La Bustina Arrivava
Puntuale, senza
sbavature, preziosa, sempre sorprendente. Da qualche tempo con il titolo già
fatto. A conferma che Umberto Eco temeva certe forzature tipiche del
giornalismo, verso il quale esercitava libertà di critica (nel senso di Kant,
s’intende) e al quale rimproverava – con levità- sciatterie, superficialità,
spregiudicatezza nei giudizi. E una certa arroganza. Si rilegga “La smentita
della smentita” (1988), mirabile divagazione sul tema “se l’intervistato
smentisce e l’intervistatore smentisce la smentita”, immaginario scambio di
lettere tra Preciso Smentuccia e Aleteo Verità, giornalista. Lamenta lo
Smentuccia: “Nel corso della nostra breve intervista telefonica…non ho mai
detto che sto ingaggiando degli assassini per eliminare Giulio Cesare, bensì
sto incoraggiando l’assessore Filippi a eliminare il traffico in piazza Giulio
Cesare”. E replicava il Verità: “Prendo atto che il signor Smentuccia non
smentisce affatto che Giulio Cesare sia stato assassinato alle Idi di Marzo del
’44…Non è arrampicandosi sugli specchi che si può mettere il bavaglio alla
stampa”. Indimenticabile. Trent’anni fa, accettando di regalare a l’”Espresso”
una rubrica, Eco s’era preoccupato di chiarire che sarebbero stati poco più che
appunti “sull’ultimo libro letto, nell’intuizione che ci ha attraversato la
mente in autostrada mentre si frenava per non finire in coda a un Tir,
sull’essere e il nulla, sui passi celebri di Fred Astaire…” E però, rileggendo
le Bustine, si scopre che un filo robusto le lega. Intanto il metofo.
Enigmistico, verrebbe da dire: anagrammi, giochi di parole, deduzioni logiche.
E animato da esaltazione del pensiero-contro, elogio dell’errore come casualità
della scoperta, fascino per i cattivi. (Franti, Hyde, “l’affabilità della
filibusta” rivelata da Stevenson, irritazione per il dilagare dell’attimino e del vadi, vadi (1990) o del telefonino
(2015). Grazie a una sconfinata cultura, i calembour gonfiavano le vele della
sua imbarcazione spingendola verso porti imprevisti. In fin dei conti, più di
ogni altra sua opera, è proprio la Bustina a mostrare l’unicità di Eco: la
capacità di affrontare ogni argomento con chiarezza, ironia, con la
“leggerezza” cara a Italo Calvino.
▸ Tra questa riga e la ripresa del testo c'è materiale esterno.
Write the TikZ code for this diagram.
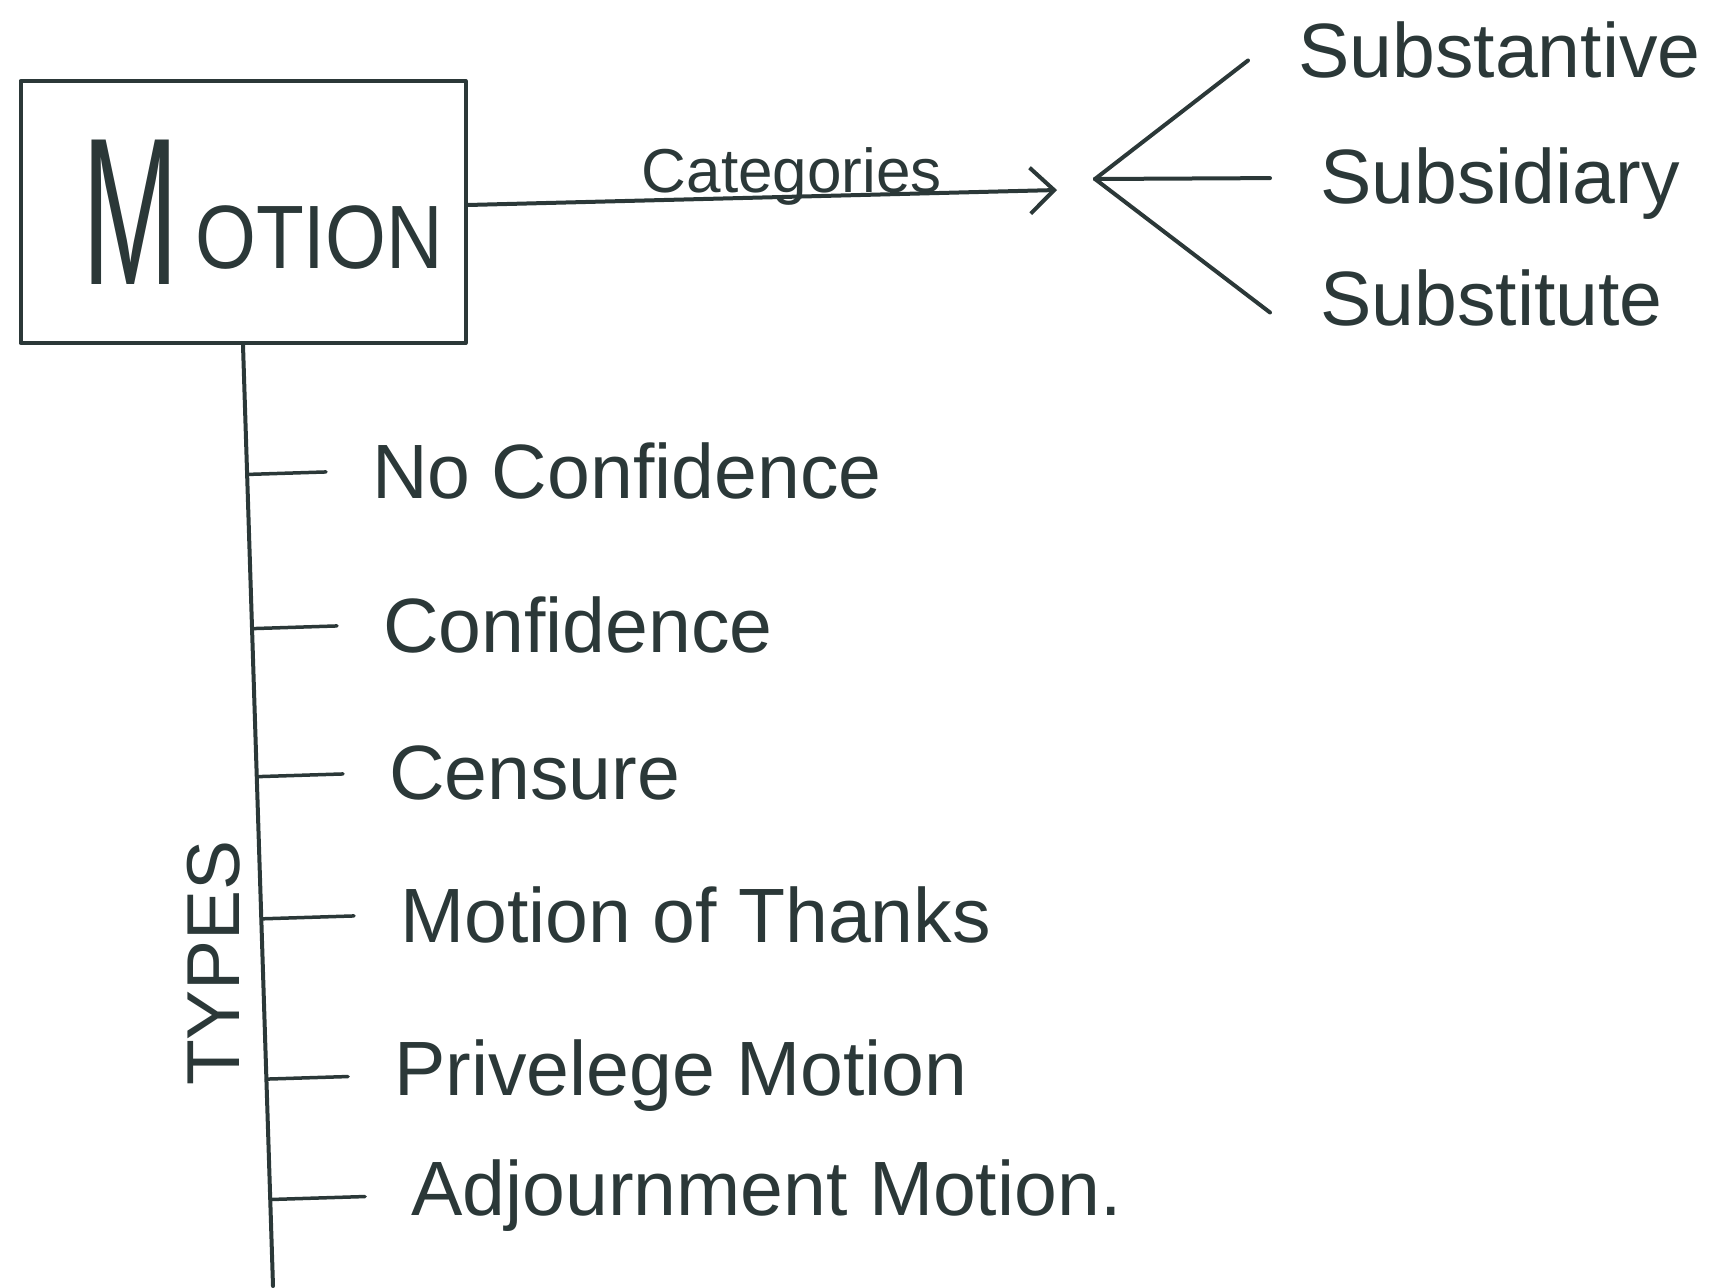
\documentclass[tikz,border=0pt]{standalone}
\usepackage{fontspec}
\setmainfont{Liberation Sans}
\usepackage{graphicx}
\usetikzlibrary{arrows.meta, calc}
\definecolor{inkGrey}{HTML}{2B3838}
\tikzset{
  sketch/pen/.style   = {draw=inkGrey, line width=4pt, line cap=round, line join=round},
  sketch/box/.style   = {sketch/pen, minimum width=445pt, minimum height=262pt,
                         inner sep=0pt, text=inkGrey},
  sketch/arrow/.style = {sketch/pen, -{Straight Barb[length=24pt, width=46pt, line width=4pt]}},
  sketch/tick/.style  = {sketch/pen, line width=3.5pt, shorten >=46pt},
  sketch/item/.style  = {text=inkGrey, inner sep=0pt, anchor=base west,
                         font=\fontsize{77}{90}\selectfont},
  sketch/cat/.style   = {sketch/item},
  sketch/label/.style = {text=inkGrey, inner sep=0pt, font=\fontsize{62}{72}\selectfont},
}

\begin{document}
\begin{tikzpicture}[x=1pt, y=-1pt]
  \useasboundingbox (0,0) rectangle (1717,1288);
  % --- Main box ---
  \node[sketch/box] (motion) at (243,212)
    {\hspace*{40pt}\scalebox{0.55}[1]{\fontsize{210}{210}\selectfont M}\hspace{16pt}%
     \raisebox{16pt}{\scalebox{0.87}[1]{\fontsize{90}{90}\selectfont OTION}}};
  % --- Categories arrow and fork ---
  \coordinate (catTip) at (1057,190);
  \coordinate (fork)   at (1095,179);
  \draw[sketch/arrow] ([yshift=7pt]motion.east) -- node[sketch/label, pos=0.55, anchor=base, yshift=4pt] (catLabel) {Categories} (catTip);
  \node[sketch/cat] (substantive) at (1298,77)  {Substantive};
  \node[sketch/cat] (subsidiary)  at (1320,203) {Subsidiary};
  \node[sketch/cat] (substitute)  at (1320,325) {Substitute};
  \draw[sketch/pen] (fork) -- ($(substantive.west)+(-50,11)$);
  \draw[sketch/pen] (fork) -- ($(subsidiary.west)+(-50,-5)$);
  \draw[sketch/pen] (fork) -- ($(substitute.west)+(-50,15)$);
  % --- Types line ---
  \coordinate (typesEnd) at (273,1286);
  \draw[sketch/pen] (motion.south) -- (typesEnd);
  \node[sketch/label, rotate=90, font=\fontsize{75}{80}\selectfont] (types) at (214,963) {TYPES};
  % --- Type items ---
  \node[sketch/item] (noConf)    at (372,498)  {No Confidence};
  \node[sketch/item] (conf)      at (383,652)  {Confidence};
  \node[sketch/item] (censure)   at (389,799)  {Censure};
  \node[sketch/item] (thanks)    at (400,942)  {Motion of Thanks};
  \node[sketch/item] (privilege) at (394,1095) {Privelege Motion};
  \node[sketch/item] (adjourn)   at (411,1215) {Adjournment Motion.};
  \foreach \t in {noConf, conf, censure, thanks, privilege, adjourn}
    \draw[sketch/tick] ($(motion.south)!(\t.west)!(typesEnd)$) -- (\t.west);
\end{tikzpicture}
\end{document}
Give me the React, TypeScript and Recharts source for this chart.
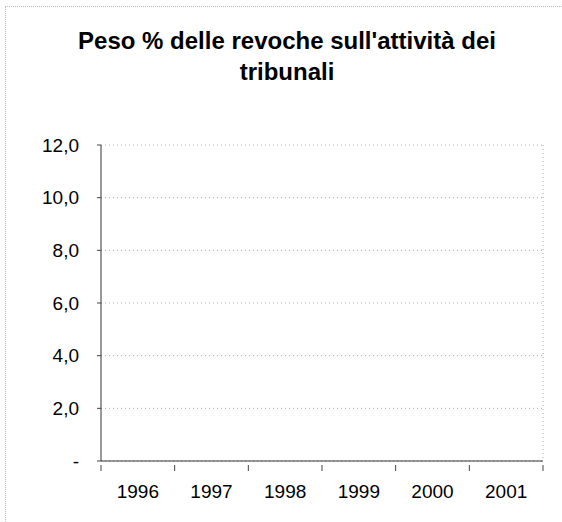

Dimostrando che pur servendosi di semiotica
e filosofia si può parlare di tutto a
tutti, di Dante e di Mike Bongiorno. Perfino di politica, e senza alzare il
ditino. Come nel dialogo postelettorale tra l’Autore e il Bonga (1987), in cui
l’ospite riassume: “Ho capito: non conta quanti siano i voti che un partito ha
guadagnato, ma a quale minoranza vincente siano andati quelli che ha perso…”.
Forza del sorriso colto. Come nella memorabile bustina (1986) in cui si
immagina la risposta dei Grandi alla domanda “Come sta?”. Solo un assaggio:
Ungaretti: “Bene (a capo) grazie”; Robespierre: “C’è da perderci la testa”;
Casanova “Vengo”; Dracula: “Sono in vena”; Madame Curie: “Sono raggiante”;
Leopardi: “Sfotte?”; Paganno: “L’ho già detto”; Schliemann: “Sotto sotto,
bene”; Nievo: “Le dirò, da piccolo…”; Spielger: “Bene, E.T.?”; Lucrezia Borgia:
“Prima beve qualcosa?”.Insomma, grande lezione di vita e di stile: mai
prendersi troppo sul serio. E mettere sempre la virgola prima del “ma”.